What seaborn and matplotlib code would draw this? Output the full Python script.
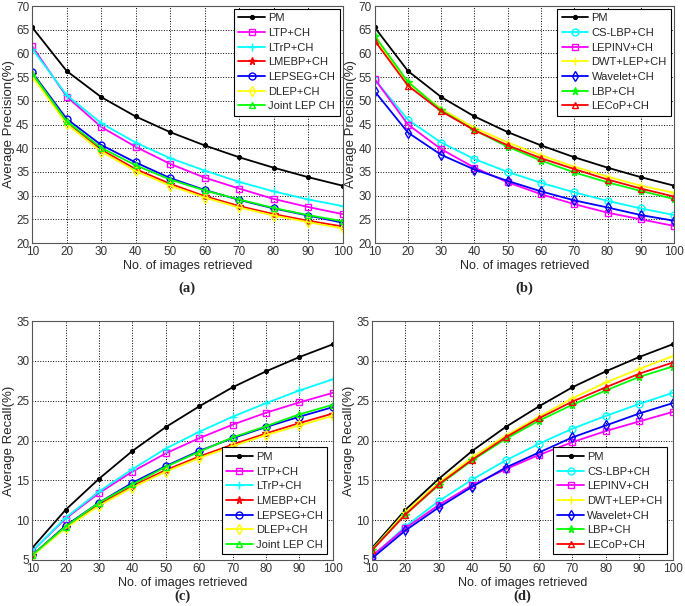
import numpy as np
import pandas as pd
import matplotlib
matplotlib.use("Agg")
import matplotlib.pyplot as plt
import seaborn as sns

sns.set_style("white")
plt.rcParams['font.family'] = ['Liberation Sans', 'DejaVu Sans']

x = [10, 20, 30, 40, 50, 60, 70, 80, 90, 100]

# precision (a)
prec_pm = [65.5, 56.3, 50.8, 46.7, 43.4, 40.6, 38.1, 35.9, 33.9, 32.1]
prec_ltp = [61.5, 50.9, 44.5, 40.3, 36.7, 33.8, 31.5, 29.3, 27.6, 26.1]
prec_ltrp = [61.0, 51.2, 45.3, 41.2, 37.9, 35.3, 32.9, 30.9, 29.2, 27.8]
prec_lmebp = [55.6, 45.5, 39.7, 35.6, 32.5, 29.9, 27.8, 26.1, 24.7, 23.5]
prec_lepseg = [56.0, 46.2, 40.7, 37.0, 33.7, 31.2, 29.1, 27.3, 25.8, 24.3]
prec_dlep = [55.2, 45.1, 39.3, 35.2, 32.1, 29.6, 27.5, 25.8, 24.4, 23.1]
prec_joint = [55.8, 45.7, 40.1, 36.4, 33.4, 31.1, 29.2, 27.4, 25.9, 24.6]

# precision (b)
prec_cslbp = [54.5, 46.0, 41.2, 37.7, 35.0, 32.7, 30.7, 28.9, 27.3, 25.9]
prec_lepinv = [54.6, 45.0, 39.8, 35.9, 32.8, 30.3, 28.2, 26.4, 25.0, 23.6]
prec_dwt = [63.0, 53.8, 48.3, 44.3, 41.2, 38.5, 36.1, 34.0, 32.1, 30.6]
prec_wavelet = [52.0, 43.3, 38.6, 35.5, 33.1, 30.9, 29.0, 27.5, 25.9, 24.7]
prec_lbp = [63.7, 54.0, 48.0, 43.8, 40.3, 37.4, 34.9, 32.8, 31.0, 29.3]
prec_lecop = [62.7, 53.2, 47.8, 43.8, 40.6, 37.9, 35.6, 33.4, 31.5, 29.8]

# recall (c)
rec_pm = [6.5, 11.3, 15.2, 18.7, 21.7, 24.3, 26.7, 28.7, 30.5, 32.1]
rec_ltp = [6.1, 10.2, 13.4, 16.1, 18.4, 20.3, 22.0, 23.5, 24.8, 26.0]
rec_ltrp = [6.1, 10.3, 13.6, 16.4, 19.0, 21.1, 23.0, 24.7, 26.3, 27.7]
rec_lmebp = [5.6, 9.1, 12.0, 14.3, 16.3, 18.0, 19.5, 20.9, 22.2, 23.4]
rec_lepseg = [5.6, 9.3, 12.2, 14.7, 16.8, 18.7, 20.3, 21.7, 23.0, 24.2]
rec_dlep = [5.5, 9.0, 11.8, 14.1, 16.1, 17.8, 19.3, 20.7, 21.9, 23.1]
rec_joint = [5.6, 9.2, 12.2, 14.5, 16.7, 18.6, 20.4, 21.8, 23.3, 24.5]

# recall (d)
rec_cslbp = [5.4, 9.2, 12.4, 15.1, 17.5, 19.6, 21.5, 23.1, 24.6, 26.0]
rec_lepinv = [5.5, 9.0, 11.9, 14.4, 16.4, 18.2, 19.8, 21.2, 22.4, 23.6]
rec_dwt = [6.3, 11.0, 14.7, 17.9, 20.6, 23.0, 25.3, 27.3, 29.0, 30.6]
rec_wavelet = [5.2, 8.7, 11.6, 14.2, 16.6, 18.5, 20.4, 21.9, 23.4, 24.7]
rec_lbp = [6.3, 10.7, 14.4, 17.5, 20.2, 22.5, 24.5, 26.3, 28.0, 29.3]
rec_lecop = [6.2, 10.7, 14.5, 17.6, 20.4, 22.8, 24.9, 26.7, 28.4, 29.8]

names_1 = ["PM", "LTP+CH", "LTrP+CH", "LMEBP+CH", "LEPSEG+CH", "DLEP+CH", "Joint LEP CH"]
colors_1 = ["black", "magenta", "cyan", "red", "blue", "yellow", "lime"]
markers_1 = [".", "s", "+", "*", "o", "d", "^"]

names_2 = ["PM", "CS-LBP+CH", "LEPINV+CH", "DWT+LEP+CH", "Wavelet+CH", "LBP+CH", "LECoP+CH"]
colors_2 = ["black", "cyan", "magenta", "yellow", "blue", "lime", "red"]
markers_2 = [".", "o", "s", "+", "d", "*", "^"]

panels = [
    ([0.047, 0.599, 0.453, 0.391], names_1, colors_1, markers_1,
     [prec_pm, prec_ltp, prec_ltrp, prec_lmebp, prec_lepseg, prec_dlep, prec_joint],
     "Average Precision(%)", (20, 70), "upper right", "(a)", 0.524),
    ([0.547, 0.599, 0.437, 0.391], names_2, colors_2, markers_2,
     [prec_pm, prec_cslbp, prec_lepinv, prec_dwt, prec_wavelet, prec_lbp, prec_lecop],
     "Average Precision(%)", (20, 70), "upper right", "(b)", 0.524),
    ([0.047, 0.076, 0.439, 0.394], names_1, colors_1, markers_1,
     [rec_pm, rec_ltp, rec_ltrp, rec_lmebp, rec_lepseg, rec_dlep, rec_joint],
     "Average Recall(%)", (5, 35), "lower right", "(c)", 0.016),
    ([0.543, 0.076, 0.439, 0.394], names_2, colors_2, markers_2,
     [rec_pm, rec_cslbp, rec_lepinv, rec_dwt, rec_wavelet, rec_lbp, rec_lecop],
     "Average Recall(%)", (5, 35), "lower right", "(d)", 0.016),
]

fig = plt.figure(figsize=(6.85, 6.06), dpi=100)

for rect, names, colors, markers, series, ylab, ylim, loc, tag, tag_y in panels:
    ax = fig.add_axes(rect)
    for name, col, mk, vals in zip(names, colors, markers, series):
        df = pd.DataFrame({"n": x, "v": vals})
        hollow = mk in ["s", "o", "d", "^"]
        sns.lineplot(data=df, x="n", y="v", ax=ax, color=col, marker=mk,
                     markersize=5 if hollow else 5.5,
                     markerfacecolor="none" if hollow else col,
                     markeredgecolor=col, markeredgewidth=1.0, linewidth=1.3, label=name)
    ax.set_xlim(10, 100)
    ax.set_ylim(*ylim)
    ax.set_xticks(x)
    ax.set_yticks(np.arange(ylim[0], ylim[1] + 1, 5))
    ax.grid(True, color="black", linestyle=":", linewidth=0.7)
    for s in ax.spines.values():
        s.set_color("#555555")
        s.set_linewidth(0.8)
    ax.tick_params(labelsize=8.5, length=2, direction="in", pad=2, colors="#333333")
    ax.set_xlabel("No. of images retrieved", fontsize=9, labelpad=1.5)
    ax.set_ylabel(ylab, fontsize=9.5, labelpad=1)
    leg = ax.legend(loc=loc, fontsize=8, handlelength=2.4, borderpad=0.4,
                    labelspacing=0.42, handletextpad=0.3, fancybox=False,
                    framealpha=1, borderaxespad=0.5 if loc == "lower right" else 0.25)
    leg.get_frame().set_edgecolor("black")
    leg.get_frame().set_linewidth(0.8)
    fig.text(rect[0] + rect[2] / 2, tag_y, tag, ha="center", va="center",
             fontsize=10.5, fontweight="bold", family="Liberation Serif")

plt.savefig("out.png", dpi=100)
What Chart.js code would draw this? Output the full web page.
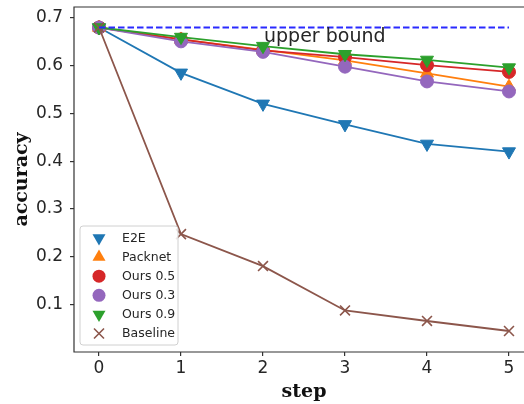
<!DOCTYPE html>
<html>
<head>
<meta charset="utf-8">
<script src="https://cdn.jsdelivr.net/npm/chart.js@4/dist/chart.umd.min.js"></script>
<style>
  html, body { margin: 0; padding: 0; background: #fff; overflow: hidden; }
  #wrap { width: 524px; height: 404px; }
</style>
</head>
<body>
<div id="wrap"><canvas id="accChart" width="524" height="404"></canvas></div>
<script>
// values
const steps = [0, 1, 2, 3, 4, 5];
const e2e = [0.68, 0.585, 0.520, 0.477, 0.436, 0.420];
const packnet = [0.68, 0.655, 0.633, 0.611, 0.584, 0.556];
const ours05 = [0.68, 0.655, 0.632, 0.618, 0.601, 0.587];
const ours03 = [0.68, 0.651, 0.629, 0.598, 0.567, 0.546];
const ours09 = [0.68, 0.660, 0.641, 0.624, 0.612, 0.596];
const baseline = [0.68, 0.247, 0.180, 0.087, 0.065, 0.044];
const upperBound = 0.68;
const boundLabel = 'upper bound';
const yTicks = [0.1, 0.2, 0.3, 0.4, 0.5, 0.6, 0.7];
const xTicks = [0, 1, 2, 3, 4, 5];

const toPoints = vals => vals.map((v, i) => ({ x: steps[i], y: v }));

function series(label, vals, color, style, order) {
  let pointStyle = 'circle', rotation = 0, radius = 6.5;
  if (style === 'tdown') { pointStyle = 'triangle'; rotation = 180; radius = 7.5; }
  if (style === 'tup') { pointStyle = 'triangle'; radius = 7.5; }
  if (style === 'x') { pointStyle = 'crossRot'; radius = 7; }
  return {
    label: label,
    data: toPoints(vals),
    borderColor: color,
    backgroundColor: color,
    pointBackgroundColor: color,
    pointBorderColor: color,
    borderWidth: 1.8,
    pointBorderWidth: style === 'x' ? 1.6 : 1,
    pointStyle: pointStyle,
    pointRotation: rotation,
    pointRadius: radius,
    tension: 0,
    order: order,
    mark: style
  };
}

const datasets = [
  series('E2E', e2e, '#1f77b4', 'tdown', 7),
  series('Packnet', packnet, '#ff7f0e', 'tup', 6),
  series('Ours 0.5', ours05, '#d62728', 'circle', 5),
  series('Ours 0.3', ours03, '#9467bd', 'circle', 4),
  series('Ours 0.9', ours09, '#2ca02c', 'tdown', 3),
  series('Baseline', baseline, '#8c564b', 'x', 2),
  {
    label: boundLabel,
    data: [{ x: steps[0], y: upperBound }, { x: steps[steps.length - 1], y: upperBound }],
    borderColor: '#2a2aff',
    borderWidth: 2,
    borderDash: [6.5, 3],
    pointRadius: 0,
    order: 1,
    skipLegend: true
  }
];

function drawMark(ctx, style, cx, cy, color) {
  ctx.fillStyle = color;
  ctx.strokeStyle = color;
  ctx.lineWidth = 1;
  ctx.beginPath();
  if (style === 'circle') {
    ctx.arc(cx, cy, 6.5, 0, Math.PI * 2);
    ctx.fill();
  } else if (style === 'tdown' || style === 'tup') {
    const r = 7.5, s = style === 'tdown' ? 1 : -1;
    ctx.moveTo(cx - r * 0.866, cy - s * r / 2);
    ctx.lineTo(cx + r * 0.866, cy - s * r / 2);
    ctx.lineTo(cx, cy + s * r);
    ctx.closePath();
    ctx.fill();
  } else {
    const d = 5;
    ctx.lineWidth = 1.6;
    ctx.moveTo(cx - d, cy - d); ctx.lineTo(cx + d, cy + d);
    ctx.moveTo(cx + d, cy - d); ctx.lineTo(cx - d, cy + d);
    ctx.stroke();
  }
}

const extras = {
  id: 'extras',
  afterDatasetsDraw(chart) {
    const { ctx, chartArea: a, scales: { x, y } } = chart;
    ctx.save();
    // frame (right spine sits just past the picture edge)
    ctx.strokeStyle = '#333';
    ctx.lineWidth = 1.2;
    ctx.beginPath();
    ctx.moveTo(a.right + 20, a.top);
    ctx.lineTo(a.left, a.top);
    ctx.lineTo(a.left, a.bottom);
    ctx.lineTo(a.right + 20, a.bottom);
    ctx.stroke();

    // upper bound text
    ctx.fillStyle = '#262626';
    ctx.font = '19px "DejaVu Sans"';
    ctx.textAlign = 'left';
    ctx.textBaseline = 'alphabetic';
    ctx.fillText(boundLabel, x.getPixelForValue(2) + 1, y.getPixelForValue(0.649));

    // legend box
    const bx = 80, by = 226, bw = 98, bh = 119, rr = 3;
    ctx.beginPath();
    ctx.moveTo(bx + rr, by);
    ctx.arcTo(bx + bw, by, bx + bw, by + bh, rr);
    ctx.arcTo(bx + bw, by + bh, bx, by + bh, rr);
    ctx.arcTo(bx, by + bh, bx, by, rr);
    ctx.arcTo(bx, by, bx + bw, by, rr);
    ctx.closePath();
    ctx.fillStyle = 'rgba(255,255,255,0.85)';
    ctx.fill();
    ctx.strokeStyle = '#d0d0d0';
    ctx.lineWidth = 1;
    ctx.stroke();

    ctx.font = '12.5px "DejaVu Sans"';
    ctx.textBaseline = 'middle';
    chart.data.datasets.filter(d => !d.skipLegend).forEach((d, i) => {
      const cy = 238 + i * 19.1;
      drawMark(ctx, d.mark, 99, cy, d.borderColor);
      ctx.fillStyle = '#262626';
      ctx.fillText(d.label, 122, cy + 0.5);
    });
    ctx.restore();
  },
  afterDraw(chart) {
    const { ctx, chartArea: a } = chart;
    ctx.save();
    ctx.fillStyle = '#111';
    ctx.font = 'bold 19px "DejaVu Serif"';
    ctx.textAlign = 'center';
    ctx.textBaseline = 'alphabetic';
    ctx.fillText('step', 304, 397);
    ctx.translate(27, (a.top + a.bottom) / 2);
    ctx.rotate(-Math.PI / 2);
    ctx.fillText('accuracy', 0, 0);
    ctx.restore();
  }
};

const tickFont = { family: 'DejaVu Sans', size: 17 };

new Chart(document.getElementById('accChart'), {
  type: 'line',
  data: { datasets: datasets },
  options: {
    responsive: false,
    animation: false,
    devicePixelRatio: 1,
    layout: { autoPadding: false, padding: { top: 7, right: 0, left: 0, bottom: 0 } },
    plugins: { legend: { display: false }, tooltip: { enabled: false } },
    scales: {
      x: {
        type: 'linear',
        min: -0.305,
        max: 5.183,
        afterBuildTicks: s => { s.ticks = xTicks.map(v => ({ value: v })); },
        afterFit: s => { s.height = 52; s.paddingLeft = 0; s.paddingRight = 0; },
        grid: { drawOnChartArea: false, drawTicks: true, tickLength: 4, color: '#333', lineWidth: 1.2 },
        border: { display: false },
        ticks: { font: tickFont, color: '#262626', padding: 2, maxRotation: 0,
          callback: v => String(v) }
      },
      y: {
        min: 0,
        max: 0.723,
        afterBuildTicks: s => { s.ticks = yTicks.map(v => ({ value: v })); },
        afterFit: s => { s.width = 74; s.paddingTop = 0; s.paddingBottom = 0; },
        grid: { drawOnChartArea: false, drawTicks: true, tickLength: 4, color: '#333', lineWidth: 1.2 },
        border: { display: false },
        ticks: { font: tickFont, color: '#262626', padding: 7,
          callback: v => v.toFixed(1) }
      }
    }
  },
  plugins: [extras]
});
</script>
</body>
</html>
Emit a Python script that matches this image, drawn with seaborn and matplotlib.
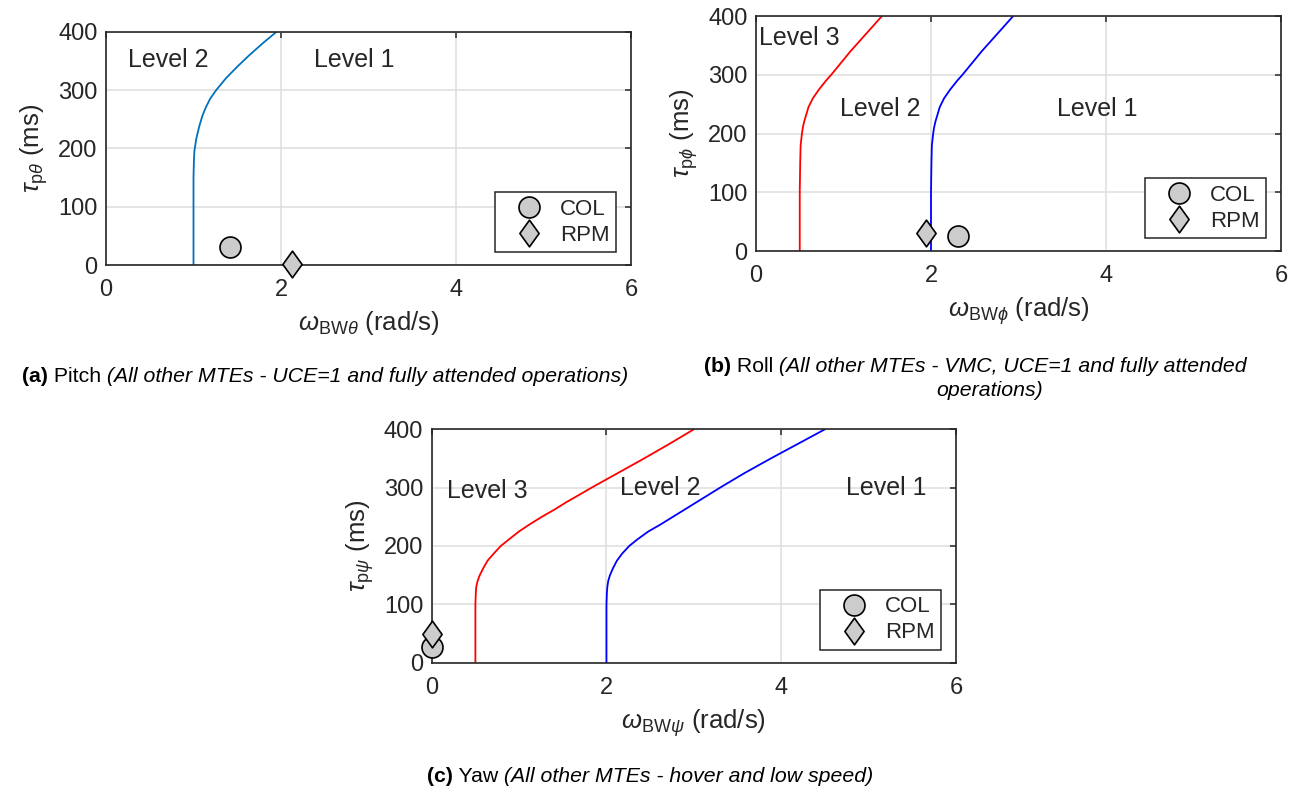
******
#### Direction:
Find the number of lines in which the word "seaborn" occurs, and write nothing but that number.

#### Finished answer:
3